Kotku Hazretleri eğitime önem vermiş, 1960’lı yıllarda yayınevleri kurulmasına teşviklerde bulunmuştur. Çeşitli sahalarda yetişmiş birçok kaliteli eğitim almış, ilim, fikir, düşünce, bilim insanı onun rahle-i tedrisinden geçmiştir.

“Planlama ’da büyük sorumluluklar yüklenen mühendisler, Türkiye’nin Mevlana’nın pergel benzetmesinde olduğu gibi, sabit ayaklarını Türklerin bin yıllık tarihlerinin özeti olan Anadolu’da tutarak, hareketli ayaklarıyla dünyadaki bütün ülkelerle yarışacak, hem Akşemsettin hem Fatih olmasını bilen, girişimci kuşaklar yetiştirmeye büyük önem vermişlerdir. Onlar dışalımcılıktan dışsatımcılığa yönelerek, Türkiye’nin dünya pazarlarında kendisine, geniş bir yer açmasının yol haritasını, Batının seküler değerlerinde aramayı hiçbir zaman düşünmemişlerdir.

Planlama’nın sıra dışı çalışanları arasında yer alan, başta Turgut Özal olmak üzere, Ekrem Pakdemirli, Kenan Kul, Emin Acar, Nevzat Yalçıntaş, Yahya Oğuz, Ekrem Ceyhun, Ruşen Gezici, Muammer Dolmacı, Cevat Ayhan, Hasan Celal Güzel, Hüsnü Doğan, Agah Oktay Güner, Orhan Türköz, Vahit Erdem, Temel Karamollaoğlu, Yusuf Özal, Yıldırım Aktürk, Talip Alp, Kemal Varol, Bahri Zengin, Mustafa Paçacı, Orhan Bali, Hasan Revanoğlu, Ahmet Çavdar, Emine Yüksel Bağlı, Enis Öksüz, Ömer Aksu, Mehmet Ünal, Tahsin Erdinç ve çalışma arkadaşlarıyla, yirmi birinci yüzyıl Türkiye’sinin ekonomik, siyasal ve kültürel alandaki, temel yatırımları yapmışlardır.” [s.63]

Anne rahminin karanlığındaki bir bebeğe dışarda aydınlık bir dünya var deseler; yüce dağlar, çiçekler, ırmaklar, yıldızlarla dolu gök kubbe, parıldayan güneş tüm bu güzellikleri bildiğin hâlde karanlıkta kapalı kalmaya devam etme… Doğmamış çocuk tüm bu harikalardan bîhaber olduğu gibi duysa da hiçbirine inanmaz.

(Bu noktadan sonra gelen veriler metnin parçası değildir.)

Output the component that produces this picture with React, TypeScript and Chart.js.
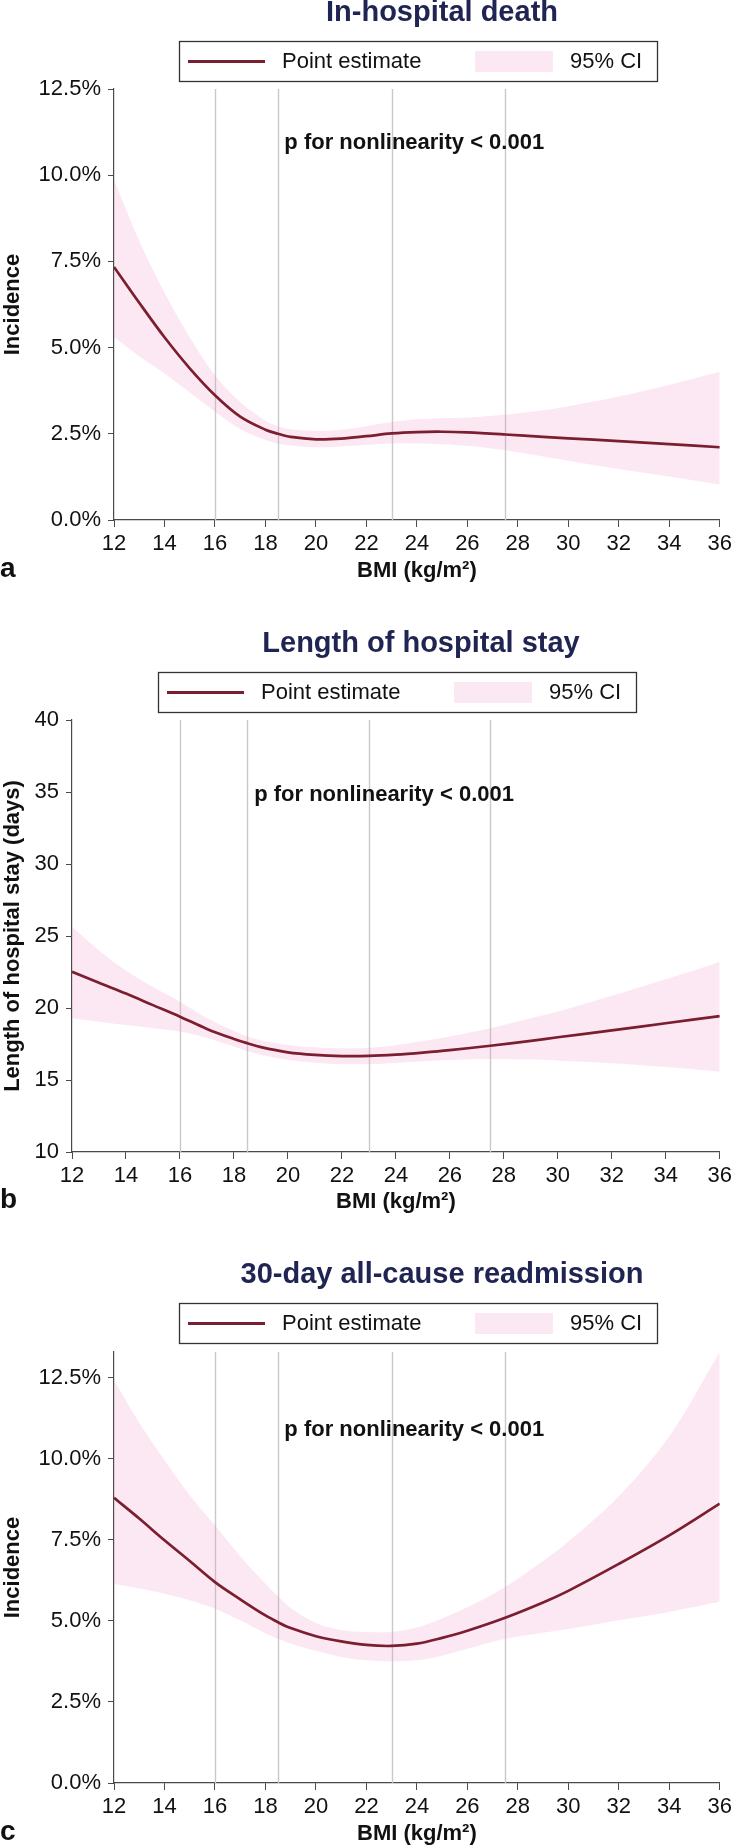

Savaşların, kavgaların, seküler dünyanın karanlığında kalmış, diğer taraftan fâniliğini idrak edemeyen, ölümü anlayamayan, bu yüzden ölümden korkan insan gibi.

Bir yolculuk düşünün, çölleri aştınız, karlar boranlar atlattınız, yüksek tepeler dağlara çakıldınız, ayağa kalkıp yine yıkılmadınız. Bir sokak ortası şimdi; önü çıkmaz, ardında aşıp geldiğiniz bunca eziyet. Kime göre doğru olduğu tartışmaya açık, çizilmiş bir çerçevenin içindesiniz. Uyarsan iyi ebeveyn, iyi evlat, iyi personel, iyi işveren, iyi iyi iyi… Tüm bu iyi olmalarla, göz doldurma çabasıyla kaybedenleriz biz. Cehalet kalabalığında yalnızdık, yaralıydık, tarih boyunca insan ne kadar hür olsa da cehalet en büyük esareti oldu.

Görünmez Üniversite; çürüyen insanlık, asileşen ruhlar, sen olma ben olma kavgasını bir tarafa bırakmada tasavvufun işlevini bizlere gösterirken, içsel huzura yolculuk, ebediyetle evlenmeye rehberlik ediyor. ‘’Selâm’’ olsun huzur yolunun davetlilerine… 

Derslerinde, Ahmed Ziyâüddîn Gümüşhânevî'nin derlediği Râmûzü'l-Ehâdis kitabını okuyup açıklayan Kotku Hazretleri 'Selâmı yayınız' hadisini şöyle açıklıyor:

“Selâm sâdece iyi dilek ve temennilerin sözle ifade edilmesinden ibaret kuru bir görev değildir. Gerçekte selâm, yolda karşılaştığımız bir kardeşimizin ihtiyacının var olup olmadığını, varsa bizimle giderilebilecek bir tarafının bulunup bulunmadığını öğrenip elimizden geleni yaptıktan sonra yola devam edip gitmektir.”